-- BEGIN --

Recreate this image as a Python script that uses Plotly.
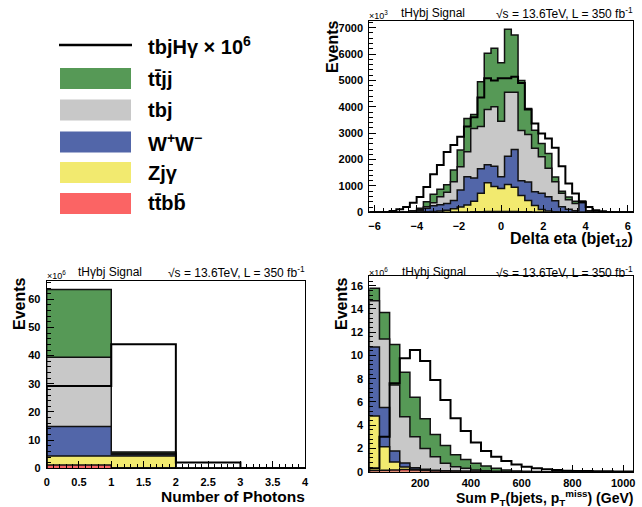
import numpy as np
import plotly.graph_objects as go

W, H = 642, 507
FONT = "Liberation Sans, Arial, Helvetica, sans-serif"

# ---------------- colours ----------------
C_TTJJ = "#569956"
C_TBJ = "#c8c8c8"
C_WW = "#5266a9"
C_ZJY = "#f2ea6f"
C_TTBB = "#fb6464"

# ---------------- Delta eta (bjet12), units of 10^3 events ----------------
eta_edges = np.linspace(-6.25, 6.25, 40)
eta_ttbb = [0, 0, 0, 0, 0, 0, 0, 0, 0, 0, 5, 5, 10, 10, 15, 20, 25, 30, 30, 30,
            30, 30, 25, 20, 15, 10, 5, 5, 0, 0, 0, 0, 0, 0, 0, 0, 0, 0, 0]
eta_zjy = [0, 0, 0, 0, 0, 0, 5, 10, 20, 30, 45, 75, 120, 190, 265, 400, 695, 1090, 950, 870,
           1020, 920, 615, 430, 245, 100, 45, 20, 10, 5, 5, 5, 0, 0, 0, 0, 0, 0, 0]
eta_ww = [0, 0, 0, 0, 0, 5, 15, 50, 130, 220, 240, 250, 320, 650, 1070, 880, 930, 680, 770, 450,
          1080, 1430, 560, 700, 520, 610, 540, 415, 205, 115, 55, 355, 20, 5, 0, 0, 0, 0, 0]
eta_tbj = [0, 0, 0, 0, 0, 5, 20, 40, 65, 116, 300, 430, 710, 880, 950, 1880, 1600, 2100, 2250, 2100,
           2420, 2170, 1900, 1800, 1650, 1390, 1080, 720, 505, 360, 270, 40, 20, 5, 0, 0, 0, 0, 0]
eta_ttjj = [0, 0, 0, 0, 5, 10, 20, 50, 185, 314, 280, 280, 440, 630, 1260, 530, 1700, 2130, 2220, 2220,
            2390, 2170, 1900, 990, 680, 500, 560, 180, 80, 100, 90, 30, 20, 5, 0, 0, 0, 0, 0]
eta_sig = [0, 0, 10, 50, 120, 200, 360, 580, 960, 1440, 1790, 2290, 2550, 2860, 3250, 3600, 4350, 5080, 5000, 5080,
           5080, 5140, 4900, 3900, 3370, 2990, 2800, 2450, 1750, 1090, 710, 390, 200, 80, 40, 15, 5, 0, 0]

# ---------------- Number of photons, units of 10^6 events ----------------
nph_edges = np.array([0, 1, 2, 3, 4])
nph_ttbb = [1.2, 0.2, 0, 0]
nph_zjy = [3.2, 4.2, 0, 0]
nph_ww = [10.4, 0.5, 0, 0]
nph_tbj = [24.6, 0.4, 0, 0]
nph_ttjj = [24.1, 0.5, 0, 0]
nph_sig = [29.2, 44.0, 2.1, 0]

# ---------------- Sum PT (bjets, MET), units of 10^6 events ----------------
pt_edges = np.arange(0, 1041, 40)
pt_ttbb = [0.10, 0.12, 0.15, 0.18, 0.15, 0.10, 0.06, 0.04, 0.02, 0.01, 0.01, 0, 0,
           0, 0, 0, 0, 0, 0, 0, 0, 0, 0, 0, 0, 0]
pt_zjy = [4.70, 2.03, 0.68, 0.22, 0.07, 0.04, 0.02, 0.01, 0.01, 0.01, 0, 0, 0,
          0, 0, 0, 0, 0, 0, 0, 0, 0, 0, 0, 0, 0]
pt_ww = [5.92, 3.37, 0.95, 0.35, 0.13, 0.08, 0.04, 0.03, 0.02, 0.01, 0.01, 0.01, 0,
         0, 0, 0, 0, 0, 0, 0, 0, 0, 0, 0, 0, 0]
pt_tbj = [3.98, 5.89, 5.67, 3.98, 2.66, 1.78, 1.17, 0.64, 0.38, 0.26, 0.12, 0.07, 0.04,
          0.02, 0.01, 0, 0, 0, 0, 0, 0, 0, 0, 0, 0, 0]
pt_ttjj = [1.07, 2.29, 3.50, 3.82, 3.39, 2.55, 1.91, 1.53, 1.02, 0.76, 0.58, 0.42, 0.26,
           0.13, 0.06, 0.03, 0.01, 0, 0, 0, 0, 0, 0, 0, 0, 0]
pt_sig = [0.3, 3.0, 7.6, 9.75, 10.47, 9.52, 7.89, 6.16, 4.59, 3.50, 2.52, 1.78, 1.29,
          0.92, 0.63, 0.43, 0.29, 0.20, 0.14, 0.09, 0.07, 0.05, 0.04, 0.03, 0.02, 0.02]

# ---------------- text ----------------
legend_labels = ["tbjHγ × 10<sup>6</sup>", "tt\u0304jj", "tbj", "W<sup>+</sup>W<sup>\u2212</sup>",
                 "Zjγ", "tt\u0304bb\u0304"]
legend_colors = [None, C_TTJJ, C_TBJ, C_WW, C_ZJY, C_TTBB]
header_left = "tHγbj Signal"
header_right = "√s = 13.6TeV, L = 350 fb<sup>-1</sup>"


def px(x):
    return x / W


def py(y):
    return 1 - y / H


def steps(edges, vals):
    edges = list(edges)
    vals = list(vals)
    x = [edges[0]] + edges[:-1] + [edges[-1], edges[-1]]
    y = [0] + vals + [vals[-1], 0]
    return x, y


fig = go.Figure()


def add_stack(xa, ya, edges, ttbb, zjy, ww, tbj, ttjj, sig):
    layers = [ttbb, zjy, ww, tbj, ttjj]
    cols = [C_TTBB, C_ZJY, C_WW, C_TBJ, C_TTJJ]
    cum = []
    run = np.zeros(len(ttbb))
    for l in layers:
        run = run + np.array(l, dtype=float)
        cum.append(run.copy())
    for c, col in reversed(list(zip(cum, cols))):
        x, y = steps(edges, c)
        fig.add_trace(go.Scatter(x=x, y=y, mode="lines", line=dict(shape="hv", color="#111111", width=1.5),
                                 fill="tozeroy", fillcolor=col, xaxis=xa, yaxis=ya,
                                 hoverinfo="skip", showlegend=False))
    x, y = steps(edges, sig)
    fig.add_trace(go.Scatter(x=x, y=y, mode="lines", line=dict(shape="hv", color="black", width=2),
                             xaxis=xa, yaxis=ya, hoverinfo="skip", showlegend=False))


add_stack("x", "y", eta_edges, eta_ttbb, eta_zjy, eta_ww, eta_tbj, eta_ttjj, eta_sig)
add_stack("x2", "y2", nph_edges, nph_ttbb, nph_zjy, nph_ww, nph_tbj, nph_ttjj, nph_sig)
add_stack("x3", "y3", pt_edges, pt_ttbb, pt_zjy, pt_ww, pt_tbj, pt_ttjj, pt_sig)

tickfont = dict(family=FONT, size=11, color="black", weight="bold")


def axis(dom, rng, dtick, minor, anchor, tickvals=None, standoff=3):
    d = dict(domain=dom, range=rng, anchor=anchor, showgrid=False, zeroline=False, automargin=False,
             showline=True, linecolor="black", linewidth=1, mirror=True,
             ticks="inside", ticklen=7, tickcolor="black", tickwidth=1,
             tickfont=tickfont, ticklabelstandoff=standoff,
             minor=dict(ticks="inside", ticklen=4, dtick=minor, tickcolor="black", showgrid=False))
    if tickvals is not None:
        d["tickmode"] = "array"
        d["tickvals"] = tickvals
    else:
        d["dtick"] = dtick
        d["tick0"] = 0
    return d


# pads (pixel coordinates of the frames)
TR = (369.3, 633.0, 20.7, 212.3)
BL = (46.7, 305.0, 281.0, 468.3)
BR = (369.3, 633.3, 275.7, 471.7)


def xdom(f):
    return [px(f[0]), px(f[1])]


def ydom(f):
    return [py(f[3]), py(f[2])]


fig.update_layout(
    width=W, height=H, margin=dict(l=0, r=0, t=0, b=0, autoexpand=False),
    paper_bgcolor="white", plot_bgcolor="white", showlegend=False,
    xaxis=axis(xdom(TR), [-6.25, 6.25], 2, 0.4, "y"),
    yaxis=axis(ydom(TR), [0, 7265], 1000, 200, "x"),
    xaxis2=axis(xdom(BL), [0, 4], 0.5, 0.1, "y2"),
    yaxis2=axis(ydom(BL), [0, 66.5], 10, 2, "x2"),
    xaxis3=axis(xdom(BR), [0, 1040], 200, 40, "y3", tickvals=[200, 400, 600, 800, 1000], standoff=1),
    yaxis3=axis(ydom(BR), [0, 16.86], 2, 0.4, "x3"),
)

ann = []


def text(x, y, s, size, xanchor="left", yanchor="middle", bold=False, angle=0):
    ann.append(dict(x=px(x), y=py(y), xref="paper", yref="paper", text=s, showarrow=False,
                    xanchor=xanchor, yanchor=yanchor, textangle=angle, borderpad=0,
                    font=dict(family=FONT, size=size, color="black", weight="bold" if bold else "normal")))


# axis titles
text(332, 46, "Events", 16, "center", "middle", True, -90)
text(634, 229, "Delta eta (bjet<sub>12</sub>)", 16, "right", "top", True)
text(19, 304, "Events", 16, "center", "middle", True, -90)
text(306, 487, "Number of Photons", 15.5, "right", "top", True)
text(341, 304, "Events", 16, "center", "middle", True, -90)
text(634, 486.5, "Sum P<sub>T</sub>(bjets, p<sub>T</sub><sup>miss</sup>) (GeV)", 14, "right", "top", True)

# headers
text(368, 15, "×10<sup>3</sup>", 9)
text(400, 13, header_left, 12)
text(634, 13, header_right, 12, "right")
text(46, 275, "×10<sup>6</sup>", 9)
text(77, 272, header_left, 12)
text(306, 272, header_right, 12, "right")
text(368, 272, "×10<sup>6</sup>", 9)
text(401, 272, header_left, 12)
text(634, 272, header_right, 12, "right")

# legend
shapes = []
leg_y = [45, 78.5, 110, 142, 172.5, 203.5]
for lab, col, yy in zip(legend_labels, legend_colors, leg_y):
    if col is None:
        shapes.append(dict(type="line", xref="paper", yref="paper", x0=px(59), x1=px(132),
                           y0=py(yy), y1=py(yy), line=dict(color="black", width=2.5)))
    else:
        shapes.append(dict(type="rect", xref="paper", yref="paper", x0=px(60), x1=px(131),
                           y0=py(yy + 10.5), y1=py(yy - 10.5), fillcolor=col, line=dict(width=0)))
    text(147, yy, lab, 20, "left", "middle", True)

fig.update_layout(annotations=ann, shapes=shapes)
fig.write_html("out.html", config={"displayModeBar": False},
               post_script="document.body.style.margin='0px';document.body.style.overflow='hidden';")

-- END --

THE EXERCISE = Go from the first line of the data above to the line containing "15, 5, 0, 0]" and retype exactly those lines, both included, but none of the pictures.

RESULT OF THE TASK =
Recreate this image as a Python script that uses Plotly.
import numpy as np
import plotly.graph_objects as go

W, H = 642, 507
FONT = "Liberation Sans, Arial, Helvetica, sans-serif"

# ---------------- colours ----------------
C_TTJJ = "#569956"
C_TBJ = "#c8c8c8"
C_WW = "#5266a9"
C_ZJY = "#f2ea6f"
C_TTBB = "#fb6464"

# ---------------- Delta eta (bjet12), units of 10^3 events ----------------
eta_edges = np.linspace(-6.25, 6.25, 40)
eta_ttbb = [0, 0, 0, 0, 0, 0, 0, 0, 0, 0, 5, 5, 10, 10, 15, 20, 25, 30, 30, 30,
            30, 30, 25, 20, 15, 10, 5, 5, 0, 0, 0, 0, 0, 0, 0, 0, 0, 0, 0]
eta_zjy = [0, 0, 0, 0, 0, 0, 5, 10, 20, 30, 45, 75, 120, 190, 265, 400, 695, 1090, 950, 870,
           1020, 920, 615, 430, 245, 100, 45, 20, 10, 5, 5, 5, 0, 0, 0, 0, 0, 0, 0]
eta_ww = [0, 0, 0, 0, 0, 5, 15, 50, 130, 220, 240, 250, 320, 650, 1070, 880, 930, 680, 770, 450,
          1080, 1430, 560, 700, 520, 610, 540, 415, 205, 115, 55, 355, 20, 5, 0, 0, 0, 0, 0]
eta_tbj = [0, 0, 0, 0, 0, 5, 20, 40, 65, 116, 300, 430, 710, 880, 950, 1880, 1600, 2100, 2250, 2100,
           2420, 2170, 1900, 1800, 1650, 1390, 1080, 720, 505, 360, 270, 40, 20, 5, 0, 0, 0, 0, 0]
eta_ttjj = [0, 0, 0, 0, 5, 10, 20, 50, 185, 314, 280, 280, 440, 630, 1260, 530, 1700, 2130, 2220, 2220,
            2390, 2170, 1900, 990, 680, 500, 560, 180, 80, 100, 90, 30, 20, 5, 0, 0, 0, 0, 0]
eta_sig = [0, 0, 10, 50, 120, 200, 360, 580, 960, 1440, 1790, 2290, 2550, 2860, 3250, 3600, 4350, 5080, 5000, 5080,
           5080, 5140, 4900, 3900, 3370, 2990, 2800, 2450, 1750, 1090, 710, 390, 200, 80, 40, 15, 5, 0, 0]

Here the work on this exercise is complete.